Les réseaux sociaux transforment la règlementation
En effet, la popularité des réseaux sociaux force les musées à assouplir leurs règles afin de s’adapter à cette nouvelle tendance. Avec l’arrivée des appareils intelligents, les visiteurs ont désormais libre accès à la prise de photos à l’intérieur des salles d’exposition, ce qui était pourtant formellement interdit. De plus en plus de musées font preuve d’initiatives en ce sens, car il ne faut pas se leurrer, les réseaux sociaux sont des outils promotionnels efficaces pour créer un engouement sans investissement monétaire. Ainsi, les visiteurs se prennent en photo devant leur œuvre favorite, puis ils la partagent au sein de la communauté d’internautes. Que ce soit via un compte Facebook ou Instagram, les légendes et les commentaires attachés à chaque image diffusée permettent de promouvoir l’exposition et fournissent aux musées de la publicité gratuite. En 2015, le Los Angeles County Museum of Art (LACMA) a poussé l’exercice encore plus loin en invitant les gens à publier de courts vidéos à l’aide de l’application Snapchat, qui permet de créer un contenu web multimédia qui reste visible durant 24 heures avant de disparaitre. Le but : attirer les jeunes vers la culture par la création de contenus humoristiques et attrayants à l’intérieur même du musée, le tout afin de rendre l’Histoire de l’art amusante. Même si l’expérience peut sembler paradoxale avec le concept muséal lié à la conservation, les publications pourtant éphémères des visiteurs ont mené à une grande réussite. En seulement quelques mois, le nouveau compte Snapchat du LACMA a atteint 160 000 abonnés.

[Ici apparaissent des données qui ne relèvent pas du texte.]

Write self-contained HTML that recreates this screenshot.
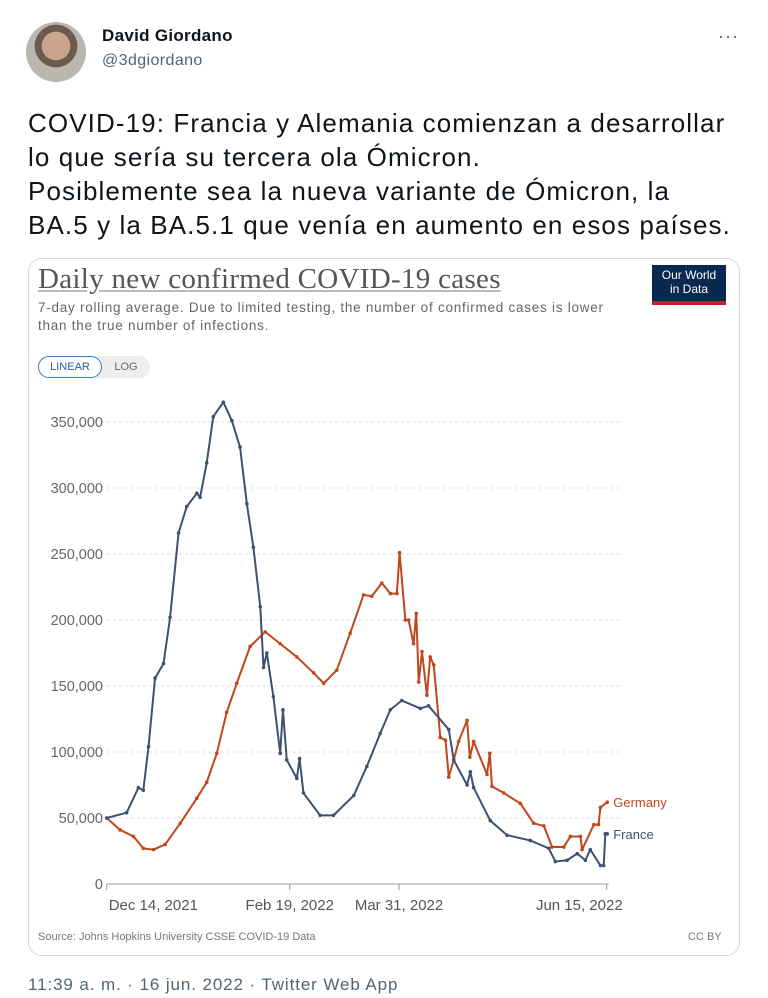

Les grands musées d’Europe suivent aussi cette tendance. Cependant, le phénomène dénature en quelque sorte l’atmosphère du musée pour laisser une ambiance quelque peu chaotique. Selon Éric Gibson, critique en Art du Wall Street Journal, le phénomène est devenu presque incontrôlable : « Au Louvre, étant donné la popularité de l’œuvre de Léonard de Vinci, il était déjà difficile de contempler le portait de la Mona Lisa, désormais on y retrouve des gens attroupés et qui tentent de prendre temps bien que mal un cliché ou encore de se prendre en photo avec la Joconde cachée par la masse. » En effet, pour certaines personnes l’expérience muséale se transforme en une expérience narcissique par la prise d’égoportrait au lieu d’être une occasion de réellement apprécier la vocation éducative et intellectuelle de la visite. Ainsi l’apport à la technologie peut être perçu comme une lame à double tranchant « Pour les puristes qui ont toujours considéré une visite au musée comme étant un peu une chapelle de la connaissance, ça les désole de voir ça, affirme Yves Bergeron, mais en même temps les administrateurs de musées, eux, ne voient pas ça du même œil, puisqu’ils font tout en leur pouvoir pour attirer le plus de monde possible », rappelle-t-il.
Une application pour promouvoir les musées d’ici
La Société des directeurs des musées montréalais (SDMM) et ses partenaires, le Conseil des arts de Montréal et le Patrimoine canadien, ont lancé en 2014 l’application gratuite Musées Mtl, qui permet de rester à l’affut des nouveautés, des expositions en cours ou celles à venir dans 41 institutions muséales situées dans la métropole québécoise. Tout d’abord, Musées Mtl a vu le pour les détenteurs de iPhone, mais depuis l’été 2016, l’application est désormais compatible pour les appareils Android. Ainsi, tous les mordus de culture d’ici maximisent leur temps de recherche selon leurs préférences et leurs champs d’intérêt, tout en bénéficiant d’un service de géolocalisation qui affiche en temps réel les musées à leur proximité. Une bonification pour le réseau muséal montréalais, souligne M. Bergeron, « puisque même s’ils ne sont pas très nombreux, il y a aura toujours des fidèles, des gens qui s’intéressent réellement aux œuvres, aux artistes et aux thématiques d’expositions. Ceux-là se préparent avant leur visite, ils lisent sur le sujet avant de se déplacer. Donc pour eux l’application les amène réellement plus loin et ils pourront profiter pleinement de l’expérience offerte. » Toutefois, ceux qui ne possèdent pas d’appareil mobile pour toutes sortes de raisons telles que le coût, l’accessibilité liée à la fonctionnalité et à la compréhension, comme c’est le cas pour les personnes plus âgées, sont en quelque sorte pénalisés, car avec le virage technologique l’expérience muséale se transforme sans aucun doute partout sur la planète.